Saturday, August 4, 2012

A good [God loving] man

In 1964 I joined the Peace Corps out of college and in 1968, I worked evaluating a local OEO Community Action Program. From 1969 to 1970 I worked for a Legal Services Program on an Indian reservation in Arizona. All were the creations of Sargent Shriver -- A Good Man.

I recently completed reading  A Good Man: Rediscovering My Father, Sargent Shriver by Mark Shriver and was struck by the lessons to be found htere.

Reading Mark Shriver's tribute to his father was in part a trip back in time. It brought back memories of a brighter time when a generation felt that doing good deeds was doing the right thing and had the courage to do it. In part is a travel through time as I strongly related to Mark's story of growth, development and decline.

But this book is far more that a son's memory and tribute to his father, it is a tale of a family seen through the life of one man.

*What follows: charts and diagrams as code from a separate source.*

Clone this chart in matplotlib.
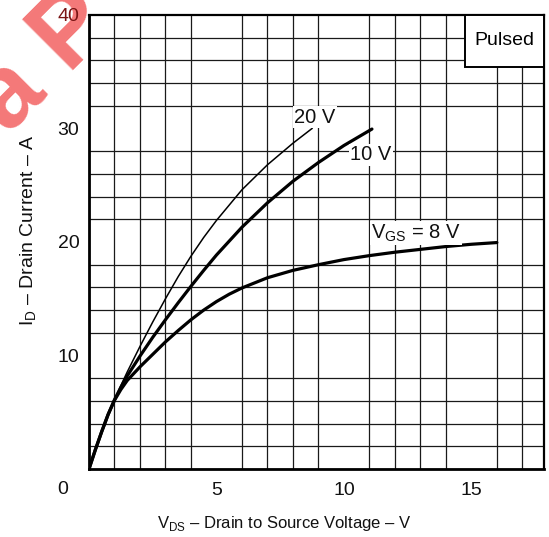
import matplotlib
matplotlib.use('Agg')
import matplotlib.pyplot as plt
from matplotlib.patches import Rectangle

plt.rcParams['font.family'] = ['Liberation Sans', 'DejaVu Sans']
plt.rcParams['mathtext.fontset'] = 'custom'
plt.rcParams['mathtext.rm'] = 'Liberation Sans'

# drain current curves (VDS in V, ID in A)
vds_20 = [0, 0.25, 0.5, 0.75, 1.0, 1.25, 1.5, 2.0, 2.5, 3.0, 3.5, 4.0, 4.5, 5.0, 6.0, 7.0, 8.0, 8.75]
id_20 = [0, 1.7, 3.3, 4.8, 6.1, 7.35, 8.55, 10.8, 12.95, 15.0, 16.95, 18.75, 20.4, 21.9, 24.6, 26.8, 28.7, 30.0]

vds_10 = [0, 0.25, 0.5, 0.75, 1.0, 1.25, 1.5, 2.0, 2.5, 3.0, 3.5, 4.0, 4.5, 5.0, 6.0, 7.0, 8.0, 9.0, 10.0, 11.1]
id_10 = [0, 1.7, 3.3, 4.8, 6.1, 7.2, 8.2, 9.95, 11.6, 13.15, 14.65, 16.1, 17.5, 18.85, 21.3, 23.45, 25.35, 27.0, 28.5, 29.95]

vds_8 = [0, 0.25, 0.5, 0.75, 1.0, 1.25, 1.5, 2.0, 2.5, 3.0, 3.5, 4.0, 4.5, 5.0, 5.5, 6.0, 7.0, 8.0, 9.0,
         10.0, 11.0, 12.0, 13.0, 14.0, 15.0, 16.0]
id_8 = [0, 1.7, 3.3, 4.8, 6.05, 7.0, 7.8, 9.0, 10.1, 11.2, 12.2, 13.15, 14.0, 14.75, 15.4, 15.95,
        16.85, 17.5, 18.0, 18.45, 18.8, 19.1, 19.35, 19.6, 19.8, 19.95]

x_ticks = [5, 10, 15]
y_ticks = [10, 20, 30, 40]

fig = plt.figure(figsize=(5.49, 5.37), dpi=100)

# red watermark in the top-left corner (cut off like in the scan)
fig.text(0.08, 0.885, 'a P', rotation=45, fontsize=74, fontweight='bold',
         color='#f47878', ha='center', va='center', zorder=-1)

ax = fig.add_axes([0.1621, 0.1266, 0.8288, 0.8455])
ax.set_zorder(1)
ax.set_xlim(0, 17.85)
ax.set_ylim(0, 40)
ax.patch.set_alpha(0)

# grid every 1 V and 2 A
ax.set_xticks(range(0, 18), minor=True)
ax.set_yticks(range(0, 41, 2), minor=True)
ax.grid(which='minor', color='#1a1a1a', linewidth=0.9)
ax.set_xticks(x_ticks)
ax.set_yticks(y_ticks)
ax.tick_params(which='both', length=0, labelsize=14, colors='#111111')
ax.tick_params(axis='x', pad=9)
ax.tick_params(axis='y', pad=7)
ax.get_yticklabels()[-1].set_color('#7a1414')
ax.set_axisbelow(True)
for s in ax.spines.values():
    s.set_linewidth(1.6)
ax.spines['left'].set_linewidth(2.0)
ax.spines['bottom'].set_linewidth(2.0)

ax.plot(vds_20, id_20, color='black', lw=1.1, solid_joinstyle='round')
ax.plot(vds_10, id_10, color='black', lw=2.3, solid_joinstyle='round', solid_capstyle='round')
ax.plot(vds_8, id_8, color='black', lw=2.3, solid_joinstyle='round', solid_capstyle='round')

lbl = dict(fontsize=14.5, ha='center', va='center', color='#111111',
           bbox=dict(facecolor='white', edgecolor='none', pad=1.0))
ax.text(8.86, 31.0, '20 V', **lbl)
ax.text(11.06, 27.7, '10 V', **lbl)
ax.text(12.82, 20.8, r'V$_{\rm GS}$ = 8 V', **lbl)

ax.add_patch(Rectangle((0.826, 0.886), 0.174, 0.114, transform=ax.transAxes,
                       facecolor='white', edgecolor='black', lw=1.4, zorder=5))
ax.text(0.913, 0.943, 'Pulsed', transform=ax.transAxes, fontsize=14,
        ha='center', va='center', zorder=6)

ax.text(-0.057, -0.046, '0', transform=ax.transAxes, fontsize=14,
        ha='center', va='center', color='#111111')

ax.set_xlabel(r'V$_{\rm DS}$ – Drain to Source Voltage – V', fontsize=12, color='#111111')
ax.xaxis.set_label_coords(0.43, -0.119)
ax.xaxis.label.set_va('center')
ax.set_ylabel(r'I$_{\rm D}$ – Drain Current – A', fontsize=14, color='#111111')
ax.yaxis.set_label_coords(-0.132, 0.526)
ax.yaxis.label.set_va('center')

fig.savefig('out.png', dpi=100)
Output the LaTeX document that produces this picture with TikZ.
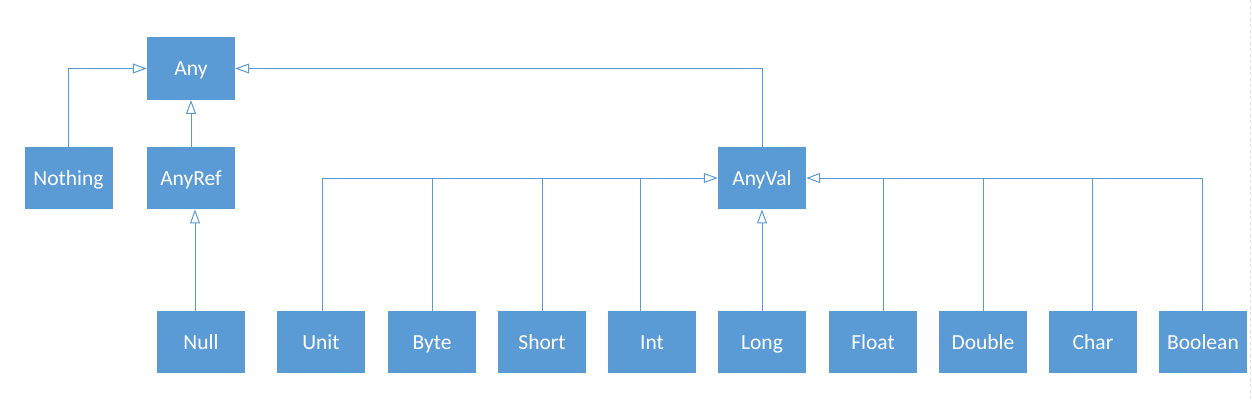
\documentclass[tikz,border=0pt]{standalone}
\usepackage{fontspec}
\setmainfont{Carlito}
\usetikzlibrary{arrows.meta}
\definecolor{officeblue}{HTML}{5B9BD5}
\tikzset{
  box/.style={fill=officeblue, draw=none, text=white, minimum width=88pt, minimum height=62.5pt, inner sep=0pt, text height=17pt, text depth=3pt, font=\fontsize{21.5pt}{25pt}\selectfont},
  conn/.style={draw=officeblue, line width=1pt},
  inh/.style={conn, -{Triangle[open, length=14pt, width=10pt, line width=1pt]}}
}
\begin{document}
\begin{tikzpicture}[x=1pt, y=-1pt]
\useasboundingbox (0,0) rectangle (1252,401);
\draw[gray!25, dashed, line width=1pt] (1250,0) -- (1250,401);
% top and middle
\node[box] (Any) at (191,68.5) {Any};
\node[box] (Nothing) at (68.5,178) {Nothing};
\node[box] (AnyRef) at (191,178) {AnyRef};
\node[box] (AnyVal) at (762,178) {AnyVal};
% bottom row
\node[box] (Null) at (201,342) {Null};
\node[box] (Unit) at (321,342) {Unit};
\node[box] (Byte) at (432,342) {Byte};
\node[box] (Short) at (542,342) {Short};
\node[box] (Int) at (652,342) {Int};
\node[box] (Long) at (762,342) {Long};
\node[box] (Float) at (873,342) {Float};
\node[box] (Double) at (983,342) {Double};
\node[box] (Char) at (1093,342) {Char};
\node[box] (Boolean) at (1203,342) {Boolean};
% connectors
\draw[inh] (Nothing.north) |- (Any.west);
\draw[inh] (AnyRef.north) -- (Any.south);
\draw[inh] (AnyVal.north) |- (Any.east);
\coordinate (nullT) at (195,311);
\draw[inh] (nullT) -- (nullT |- AnyRef.south);
\coordinate (unitT) at (322,311);
\coordinate (byteT) at (432,311);
\coordinate (shortT) at (542,311);
\coordinate (intT) at (640.5,311);
\coordinate (floatT) at (883,311);
\coordinate (doubleT) at (983,311);
\coordinate (charT) at (1092,311);
\coordinate (boolT) at (1202,311);
\draw[inh] (unitT) |- (AnyVal.west);
\draw[conn] (byteT) -- (byteT |- AnyVal.west);
\draw[conn] (shortT) -- (shortT |- AnyVal.west);
\draw[conn] (intT) -- (intT |- AnyVal.west);
\draw[inh] (boolT) |- (AnyVal.east);
\draw[conn] (floatT) -- (floatT |- AnyVal.east);
\draw[conn] (doubleT) -- (doubleT |- AnyVal.east);
\draw[conn] (charT) -- (charT |- AnyVal.east);
\draw[inh] (Long.north) -- (AnyVal.south);
\end{tikzpicture}
\end{document}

The book is divided into three section. 1. The life and times of Sargent Shriver and his family's ancestry; 2. The father and son relation from growing up in the shadow of the father and spot-lighted by being a Kennedy to witnessing the father's decline from Alzheimer and becoming the parent's caregiver; 3. Coming to terms with the legacy.


We often hear the phrase "a good man" and think "a good [God fearing] man". But when Mark Shrive describes his father as "a good man," he is describing "a good [God loving] man." 


We learn how much "faith, hope, and love" dominated Sargent Shriver's life, his marriage to Eunice Kennedy, his family of 5 children, to his service to his nation, his devotion to his church and his belief in the potentials of people of the world. We learn the secret to his life's joys, and his abiding faith in the face of defeat. He often told his family, "I'm doing the best I can with what God has given me." And he did much, creating the Peace Corps out of nothing, Office of Economic Opportunity (Head Start, Legal Services, etc.) and supporting his wife, Eunice, in creating the Special Olympics and building it into a global movement.


We also learn about the effect of this personality on a son who both worshiped his father and yet felt he must compete with him. And we learn how the son comes to reconcile himself with his father's achievements and comes to peace with his own conflict. In his eulogy to his father, Mark says,
"I'd always tried to live the way he did, but in that moment [his father's struggle with Alzheimer], I began to see his life less as a challenge to measure up to and more as a form of guidance to heed. I didn't have to be as good as he was at the tough stuff of faith, hope, and love -- all I had to do was the best I could."